When the Vector overeaches its capacity, it will allocate a new chunk of memory on the heap using malloc, copying the old values to the new memory, and then update the pointer to the new memory location.

  • Strings are similar to Vectors, but they are stored on the Heap as a sequence of UTF-8 encoded bytes and as a result, you cannot access individual characters using indexing. To access characters in a String reliably, use substring slicing &[..] to return a &str. A &str is stored on the stack and has a static lifetime, meaning it will persist throughout the entire lifetime of the program.
  • Struct comes in three forms: Struct with named fields, tuple-like Struct, and unit-like Struct. Tuple-like and named-field Structs behave similarly to a Tuple, but they provide more meaningful information, making your code more organized. Unit-like Structs do not hold any data and are useful for categorizing without using memory.
  • The Enum type has fields known as variants. If a variant doesn't hold any data, it is stored in the stack as a sequence of integers starting from 0. Enums with variant data have their size defined by the largest variant, and this size is used for all variants. To minimize memory usage, you can wrap the largest variant in a Box<T>, which acts as a buffer to stream data from the Heap to the Stack. The Option Enum benefits from using Box<T> as None is stored as 0 and Some points to the data, without integer tags, making it more memory efficient.
  • The Reference type is a pointer (8 or 4 bytes, depending on the operating system) to a type that is allocated either on the Stack or the Heap memory region. It is stored on the Stack and is represented by the &T syntax. It only borrows data and never owns it like smart pointers do.
  • The Slice type is a view of an Array or Vector that can only be read. It acts like a pointer, but unlike a raw pointer, it has an associated length and is represented by the syntax &[T]. Strings can also be sliced using the Slice type, becoming a String Slice or &str, and stored on the Stack.
  • Box<T> is a smart pointer that stores data on the heap memory region and provides ownership of the data it points to. It's memory efficient and especially useful for storing recursive types (unknown at compile time) because it only needs a single pointer on the stack. Box<T> can be either mutable or immutable.

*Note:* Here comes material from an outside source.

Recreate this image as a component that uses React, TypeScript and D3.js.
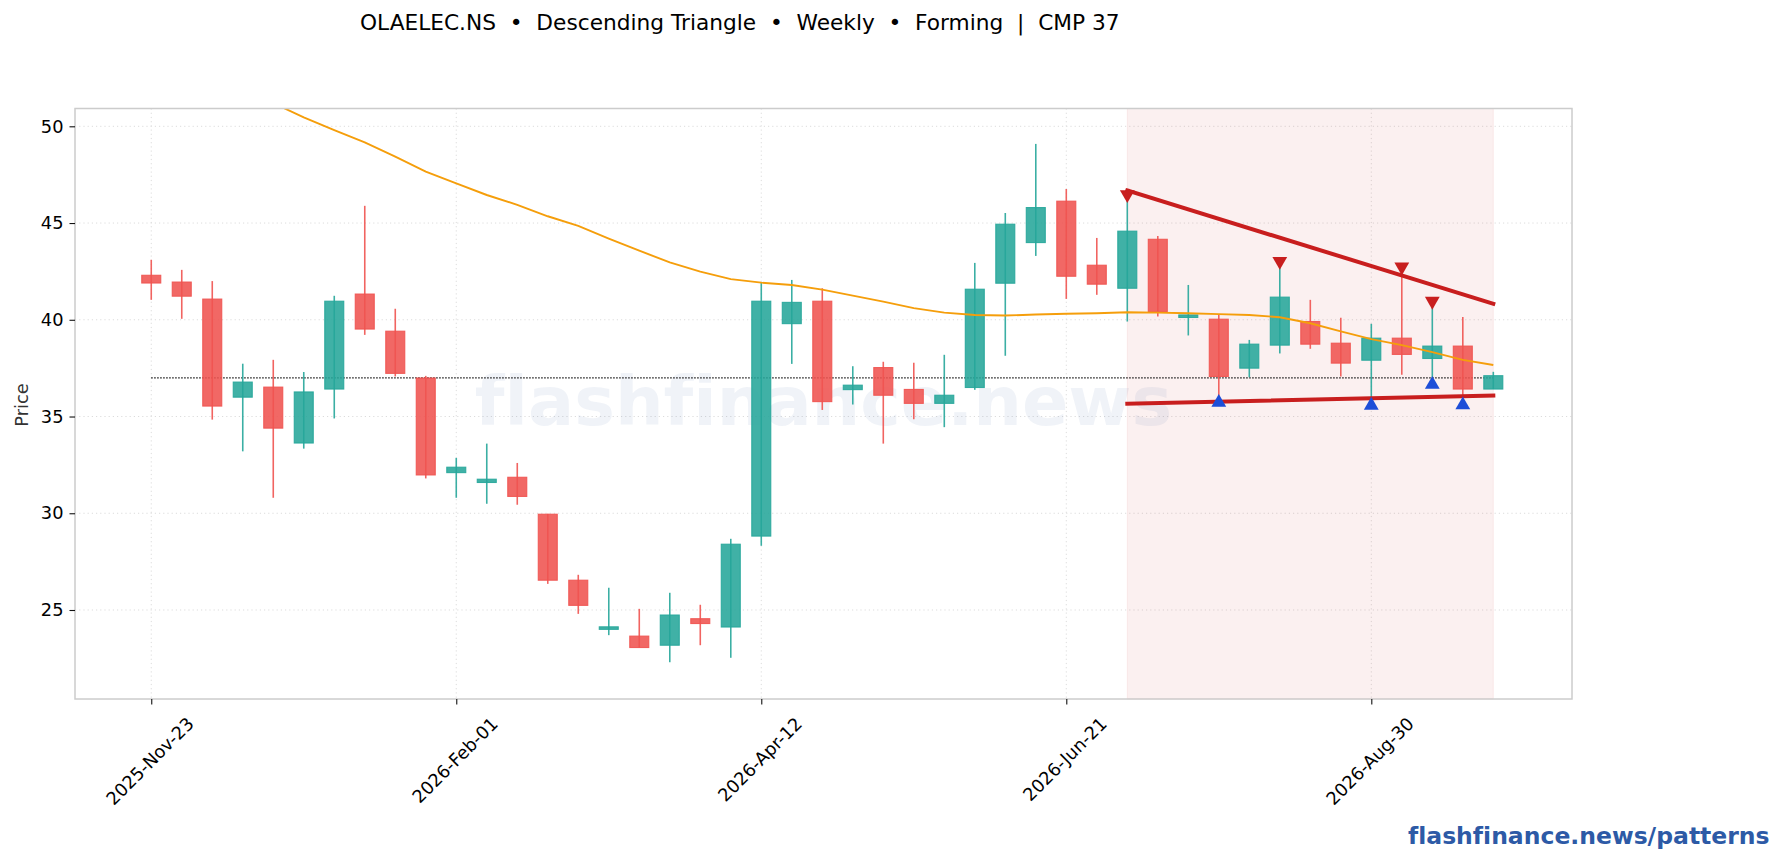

  • Rc<T> (Reference Counting) is a single-thread smart pointer that provides shared ownership (multiple immutable references) of the same value on the heap. It increases the reference count of the data it points to when clone() is called, and decreases the count when all references go out of scope. Rc<T> does not deep copy values when clone() is called, making it faster than other types that use the clone() method.
  • RefCell<T> is a single-thread smart pointer that provides mutability of the data it points to, while still enforcing borrowing rules at runtime. RefCell<T> uses runtime analysis to enforce the rules and therefore it is not thread-safe. It is used to bypass the compile-time enforcement of borrowing rules, but it should only be used when you are confident that the code does not break the program. RefCell<T> is commonly used in combination with another smart pointer like Rc<T>.
  • Arc<T> (Atomic Reference Counting) is a smart pointer that provides shared ownership of the same value, allowing multiple references to the data to be used across multiple threads. Arc<T> does not allow mutability by default, but it can be enabled by wrapping the data in a Mutex. To write to the data, it needs to be locked using Mutex::lock() and unlocked using Mutex::unlock(). Sharing ownership across multiple threads involves performance penalties, and it is not recommended to use Arc<T> unless there is a specific need for it.
  • Trait Objects are references to a trait type that are often found inside smart pointers and have syntax like &mut dyn Trait. The dyn keyword indicates that the size of the object is dynamic. Trait Objects act like fat pointers, and they have two machine words: a data pointer and a virtual table (or vtable) that contains the methods for the trait.